Le lendemain, vers 8h15, on nous a remis nos affaires avant de nous conduire au Palais de Justice, tout en nous signifiant que nous allons passer devant le juge d’instruction pour être jugés selon l’article 121 du code pénal (NDLR : atteinte aux bonnes mœurs et trouble à l’ordre public).Une fois arrivés, on nous a enfermés dans une geôle. On y est resté 9 heures avant qu’on appelle mon confrère, vers 19h, pour rencontrer le juge d’instruction.
Que vous a dit le procureur durant votre détention, et que pensez-vous du fait que le directeur du journal Attounissia, Nassreddine Ben Saïda, soit encore détenu en prison?

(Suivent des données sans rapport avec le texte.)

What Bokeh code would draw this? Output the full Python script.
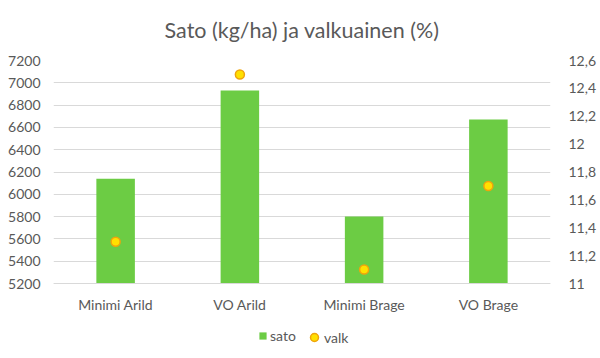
from bokeh.plotting import figure
from bokeh.models import (Range1d, LinearAxis, FixedTicker, CustomJSTickFormatter,
                          Legend, LegendItem, ColumnDataSource, FactorRange)
from bokeh.embed import file_html
from bokeh.resources import INLINE

categories = ["Minimi Arild", "VO Arild", "Minimi Brage", "VO Brage"]
sato = [6140, 6930, 5800, 6670]
valk = [11.3, 12.5, 11.1, 11.7]
left_ticks = [5200, 5400, 5600, 5800, 6000, 6200, 6400, 6600, 6800, 7000, 7200]
right_ticks = [11.0, 11.2, 11.4, 11.6, 11.8, 12.0, 12.2, 12.4, 12.6]
title_text = "Sato (kg/ha) ja valkuainen (%)"

FONT = "Lato"
TXT = "#595959"
GRID = "#d9d9d9"

# layout (pixels)
TOP = 58          # space above the plotting frame
GRID_H = 223      # pixel height between lowest and highest gridline
FRAME_H = 292     # frame extends below the axis to hold the legend
FRAME_W = 497

def extend(lo, hi):
    span = (hi - lo) * FRAME_H / GRID_H
    return Range1d(hi - span, hi)

src = ColumnDataSource(dict(cat=categories, sato=sato, valk=valk))

p = figure(frame_width=FRAME_W, frame_height=FRAME_H, output_backend="svg", toolbar_location=None,
           x_range=FactorRange(*categories, range_padding=0),
           y_range=extend(left_ticks[0], left_ticks[-1]),
           min_border_left=53, min_border_right=30, min_border_top=TOP, min_border_bottom=0)
p.outline_line_color = None
p.background_fill_color = "white"
p.border_fill_color = "white"

p.title.text = title_text
p.title.align = "center"
p.title.vertical_align = "top"
p.title.text_font = FONT
p.title.text_font_size = "21.5px"
p.title.text_font_style = "normal"
p.title.text_color = TXT
p.title.standoff = 32

p.extra_y_ranges = {"right": extend(right_ticks[0], right_ticks[-1])}

bars = p.vbar(x="cat", top="sato", bottom=left_ticks[0], width=0.31, source=src,
              fill_color="#6CCC44", line_color=None)
pts = p.scatter(x="cat", y="valk", y_range_name="right", source=src, size=9,
                fill_color="#FFE000", line_color="#EFA40C", line_width=1.5)

def style(ax, standoff):
    ax.major_tick_line_color = None
    ax.minor_tick_line_color = None
    ax.major_tick_out = 0
    ax.major_tick_in = 0
    ax.minor_tick_out = 0
    ax.major_label_text_font = FONT
    ax.major_label_text_font_size = "14px"
    ax.major_label_text_color = TXT
    ax.major_label_standoff = standoff

# left axis
ya = p.yaxis[0]
ya.ticker = FixedTicker(ticks=left_ticks)
ya.axis_line_color = None
style(ya, 13)

# right axis
ra = LinearAxis(y_range_name="right", ticker=FixedTicker(ticks=right_ticks),
                formatter=CustomJSTickFormatter(code="var s=(Math.round(tick*10)/10).toString(); return s.replace('.', ',');"))
ra.axis_line_color = None
style(ra, 18)
p.add_layout(ra, "right")

# x axis drawn at the lowest gridline
xa = p.xaxis[0]
xa.fixed_location = left_ticks[0]
xa.axis_line_color = GRID
style(xa, 12)

p.xgrid.grid_line_color = None
p.ygrid.grid_line_color = GRID
p.ygrid.grid_line_width = 1

common = dict(orientation="horizontal", border_line_color=None, background_fill_alpha=0,
              padding=0, margin=0, label_height=14,
              label_text_font=FONT, label_text_font_size="14px", label_text_color=TXT)
leg1 = Legend(items=[LegendItem(label="sato", renderers=[bars])], location=(205, 8),
              glyph_width=9, glyph_height=9, label_standoff=3, **common)
leg2 = Legend(items=[LegendItem(label="valk", renderers=[pts])], location=(251, 5),
              glyph_width=20, glyph_height=20, label_standoff=-6, **common)
p.add_layout(leg1, "center")
p.add_layout(leg2, "center")

open("out.html", "w").write(file_html(p, INLINE))
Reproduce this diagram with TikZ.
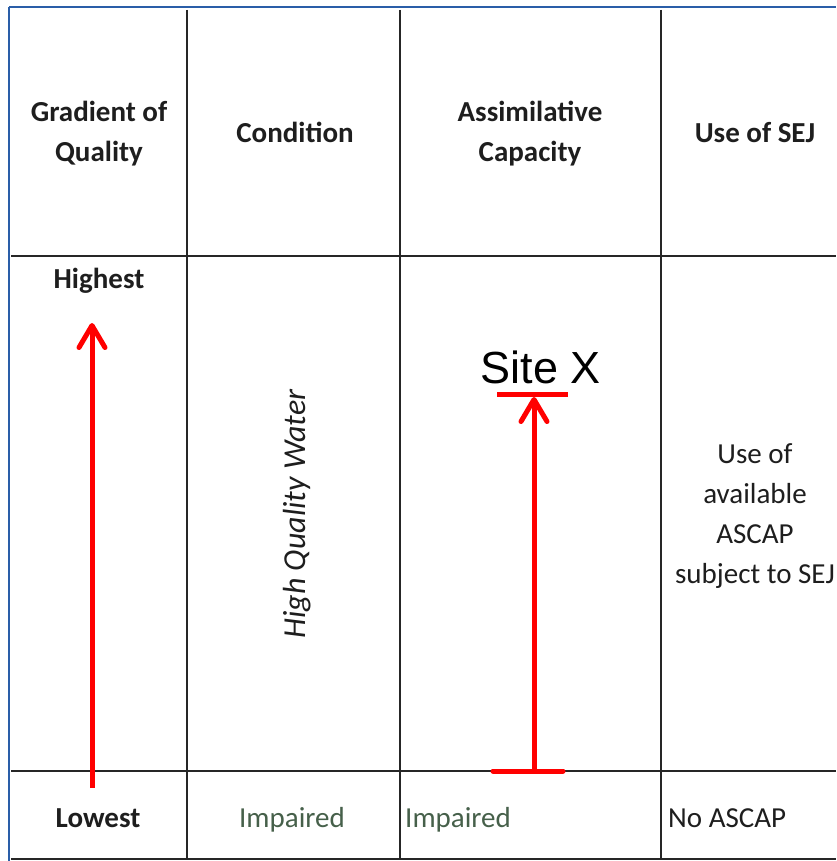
\documentclass[tikz,border=0pt]{standalone}
\usepackage{fontspec}
\setmainfont{Carlito}
\newfontfamily\arialfont{Liberation Sans}
\usetikzlibrary{arrows.meta}
\definecolor{frameblue}{HTML}{2A5EA8}
\definecolor{gridline}{HTML}{262626}
\definecolor{textdark}{HTML}{1E1E1E}
\definecolor{impaired}{HTML}{46604A}
\definecolor{arrowred}{HTML}{FF0000}
\begin{document}
\begin{tikzpicture}[x=1pt,y=-1pt,
  grid/.style={draw=gridline,line width=2.2pt},
  frame/.style={draw=frameblue,line width=2.6pt},
  head/.style={font=\fontsize{29}{40}\selectfont\bfseries,text=textdark,inner sep=0pt,anchor=base},
  body/.style={font=\fontsize{29}{40}\selectfont,text=textdark,inner sep=0pt,anchor=base},
  redline/.style={draw=arrowred,line width=5pt},
  barb/.tip={Straight Barb[length=22pt,width=26pt,line cap=round,line join=round]}
]
\useasboundingbox (0,0) rectangle (836,861);
\fill[white] (0,0) rectangle (836,861);

% outer frame
\draw[frame] (9,7) -- (836,7);
\draw[frame] (9,7) -- (9,861);

% table grid
\draw[grid] (11,256) -- (836,256);
\draw[grid] (11,771) -- (836,771);
\draw[grid] (11,859) -- (836,859);
\foreach \cx in {187,400,661}
  \draw[grid] (\cx,10) -- (\cx,860);

% header row
\node[head] (hgrad1) at (99,122) {Gradient of};
\node[head] (hgrad2) at (99,162) {Quality};
\node[head] (hcond) at (295,143) {Condition};
\node[head] (hassim1) at (530,122) {Assimilative};
\node[head] (hassim2) at (530,162) {Capacity};
\node[head] (hsej) at (755,143) {Use of SEJ};

% body row
\node[head] (highest) at (99,288) {Highest};
\node[body,font=\fontsize{32}{40}\selectfont\itshape,rotate=90] (hqw) at (305,514) {High Quality Water};
\node[body] (use1) at (755,463) {Use of};
\node[body] (use2) at (755,503) {available};
\node[body] (use3) at (755,543) {ASCAP};
\node[body] (use4) at (755,583) {subject to SEJ};
\node[inner sep=0pt,anchor=base,font=\arialfont\fontsize{45}{50}\selectfont] (sitex) at (541,383) {Site X};

% bottom row
\node[head] (lowest) at (98,827) {Lowest};
\node[body,text=impaired] (imp1) at (292,827) {Impaired};
\node[body,text=impaired,anchor=base west] (imp2) at (405,827) {Impaired};
\node[body,anchor=base west] (noascap) at (668,827) {No ASCAP};

% gradient arrow
\coordinate (gradlow) at (92,788);
\coordinate (gradhigh) at (92,323);
\draw[redline,-{barb}] (gradlow) -- (gradhigh);

% assimilative capacity range
\coordinate (caplow) at (534,771);
\coordinate (caphigh) at (534,397);
\coordinate (barlowl) at (493,771);
\coordinate (barlowr) at (563,771);
\coordinate (barhighl) at (497,394);
\coordinate (barhighr) at (568,394);
\draw[redline,-{barb}] (caplow) -- (caphigh);
\draw[redline,line cap=round] (barlowl) -- (barlowr);
\draw[redline] (barhighl) -- (barhighr);
\end{tikzpicture}
\end{document}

J’ai fait remarquer au juge que le fait d’arrêter un journaliste pour une photo est une première en Tunisie depuis l’indépendance, que les avocats qui sont là allaient démontrer que l’affaire de la photo n’est qu’un prétexte, et que l’affaire est une affaire de liberté d’expression et de liberté de la presse. L’un des avocats a fait remarquer que le procureur de la publique tenait à donner une leçon au reste des journalistes, ce qui explique l’acharnement sur le directeur du journal en le détenant en prison.
Pourquoi avez-vous refusé de parler à la presse au moment de votre arrestation?
Nous n’avons pas refusé de parler à la presse parce que notre arrestation a été faite sous silence. Au moment où nous avons étéa arrêtés, personne n’était au courant.
Quel est votre regard sur la polémique autour de l’affaire?
L’affaire est politique. On veut mettre la main sur la presse et lui confisquer sa liberté, surtout que notre journal est réputé pour son intégrité, sa crédibilité et sa neutralité. L’affaire de “Attounissia” a dévoilé le vrai visage du gouvernement actuel qui veut imposer un diktat multidimensionnel sur le peuple tunisien.
Cela remet-il en cause selon vous l’indépendance de la justice?
Bien sûr. L’affaire remet en cause l’indépendance de la justice dans la mesure où il s’est avéré que le procureur de la république ne faisait qu’exécuter les ordres, ce qui le met en confrontation avec les avocats. Seulement, ceux qui ont dicté les ordres ne s’attendaient pas à voir pas moins de 70 avocats se mobiliser, gratuitement, pour défendre une cause très chère à tous: la liberté d’expression !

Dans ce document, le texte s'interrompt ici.